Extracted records
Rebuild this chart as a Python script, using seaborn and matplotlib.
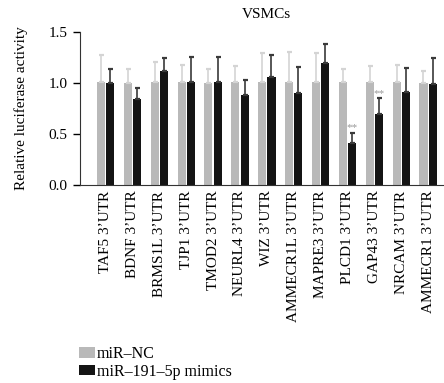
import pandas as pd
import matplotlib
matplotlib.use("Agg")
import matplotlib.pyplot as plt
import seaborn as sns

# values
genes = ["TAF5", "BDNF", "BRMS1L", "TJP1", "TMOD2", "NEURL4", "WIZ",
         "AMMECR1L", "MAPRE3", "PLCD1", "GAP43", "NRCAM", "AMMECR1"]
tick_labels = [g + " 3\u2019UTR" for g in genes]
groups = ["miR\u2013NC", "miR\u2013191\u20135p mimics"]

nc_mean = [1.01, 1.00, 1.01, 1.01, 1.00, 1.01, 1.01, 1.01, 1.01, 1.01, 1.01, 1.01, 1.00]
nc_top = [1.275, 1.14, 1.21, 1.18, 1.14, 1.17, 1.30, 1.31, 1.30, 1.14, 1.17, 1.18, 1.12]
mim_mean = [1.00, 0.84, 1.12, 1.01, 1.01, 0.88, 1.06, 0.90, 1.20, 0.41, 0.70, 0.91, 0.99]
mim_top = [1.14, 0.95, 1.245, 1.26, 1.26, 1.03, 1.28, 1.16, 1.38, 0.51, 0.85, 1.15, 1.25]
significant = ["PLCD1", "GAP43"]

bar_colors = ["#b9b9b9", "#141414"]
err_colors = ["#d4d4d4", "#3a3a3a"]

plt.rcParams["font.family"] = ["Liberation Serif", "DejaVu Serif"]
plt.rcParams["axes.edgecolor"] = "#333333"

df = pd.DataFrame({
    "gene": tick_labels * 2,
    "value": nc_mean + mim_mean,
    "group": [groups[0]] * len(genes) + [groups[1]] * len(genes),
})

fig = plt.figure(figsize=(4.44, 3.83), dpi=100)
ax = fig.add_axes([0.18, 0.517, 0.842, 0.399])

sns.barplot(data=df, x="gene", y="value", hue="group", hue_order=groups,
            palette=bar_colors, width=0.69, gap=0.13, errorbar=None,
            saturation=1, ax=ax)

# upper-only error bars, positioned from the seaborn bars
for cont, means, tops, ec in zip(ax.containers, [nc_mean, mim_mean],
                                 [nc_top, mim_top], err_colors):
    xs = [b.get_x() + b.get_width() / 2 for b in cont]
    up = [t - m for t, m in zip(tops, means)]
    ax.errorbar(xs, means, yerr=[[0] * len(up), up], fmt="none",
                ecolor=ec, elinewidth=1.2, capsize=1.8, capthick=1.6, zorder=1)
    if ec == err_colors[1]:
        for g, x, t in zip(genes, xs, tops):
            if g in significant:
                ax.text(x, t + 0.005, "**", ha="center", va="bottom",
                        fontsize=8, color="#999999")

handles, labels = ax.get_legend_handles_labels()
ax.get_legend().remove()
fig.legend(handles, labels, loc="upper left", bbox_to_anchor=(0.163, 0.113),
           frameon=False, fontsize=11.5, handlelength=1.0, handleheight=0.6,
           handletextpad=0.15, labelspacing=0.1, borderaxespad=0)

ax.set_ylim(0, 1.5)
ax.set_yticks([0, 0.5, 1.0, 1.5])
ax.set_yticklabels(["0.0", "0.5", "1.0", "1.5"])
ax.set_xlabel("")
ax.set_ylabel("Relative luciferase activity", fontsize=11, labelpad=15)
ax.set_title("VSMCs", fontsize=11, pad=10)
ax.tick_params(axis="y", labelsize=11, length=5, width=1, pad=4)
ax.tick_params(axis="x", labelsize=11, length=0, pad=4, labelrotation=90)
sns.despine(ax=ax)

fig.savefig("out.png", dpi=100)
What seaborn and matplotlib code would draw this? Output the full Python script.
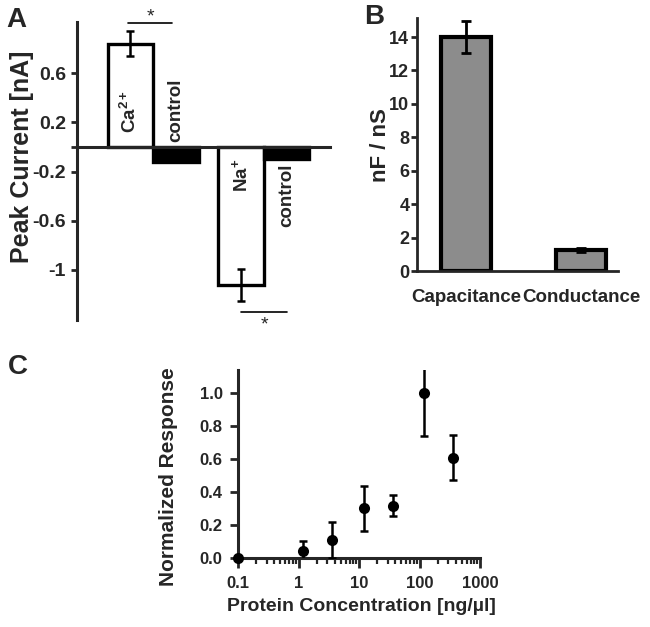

Your objective =
Reproduce the material above from its first line through the line containing "saturation=1, ax=ax)", both ends included, and skip every picture.

Exercise output =
Rebuild this chart as a Python script, using seaborn and matplotlib.
import pandas as pd
import matplotlib
matplotlib.use("Agg")
import matplotlib.pyplot as plt
import seaborn as sns

# values
genes = ["TAF5", "BDNF", "BRMS1L", "TJP1", "TMOD2", "NEURL4", "WIZ",
         "AMMECR1L", "MAPRE3", "PLCD1", "GAP43", "NRCAM", "AMMECR1"]
tick_labels = [g + " 3\u2019UTR" for g in genes]
groups = ["miR\u2013NC", "miR\u2013191\u20135p mimics"]

nc_mean = [1.01, 1.00, 1.01, 1.01, 1.00, 1.01, 1.01, 1.01, 1.01, 1.01, 1.01, 1.01, 1.00]
nc_top = [1.275, 1.14, 1.21, 1.18, 1.14, 1.17, 1.30, 1.31, 1.30, 1.14, 1.17, 1.18, 1.12]
mim_mean = [1.00, 0.84, 1.12, 1.01, 1.01, 0.88, 1.06, 0.90, 1.20, 0.41, 0.70, 0.91, 0.99]
mim_top = [1.14, 0.95, 1.245, 1.26, 1.26, 1.03, 1.28, 1.16, 1.38, 0.51, 0.85, 1.15, 1.25]
significant = ["PLCD1", "GAP43"]

bar_colors = ["#b9b9b9", "#141414"]
err_colors = ["#d4d4d4", "#3a3a3a"]

plt.rcParams["font.family"] = ["Liberation Serif", "DejaVu Serif"]
plt.rcParams["axes.edgecolor"] = "#333333"

df = pd.DataFrame({
    "gene": tick_labels * 2,
    "value": nc_mean + mim_mean,
    "group": [groups[0]] * len(genes) + [groups[1]] * len(genes),
})

fig = plt.figure(figsize=(4.44, 3.83), dpi=100)
ax = fig.add_axes([0.18, 0.517, 0.842, 0.399])

sns.barplot(data=df, x="gene", y="value", hue="group", hue_order=groups,
            palette=bar_colors, width=0.69, gap=0.13, errorbar=None,
            saturation=1, ax=ax)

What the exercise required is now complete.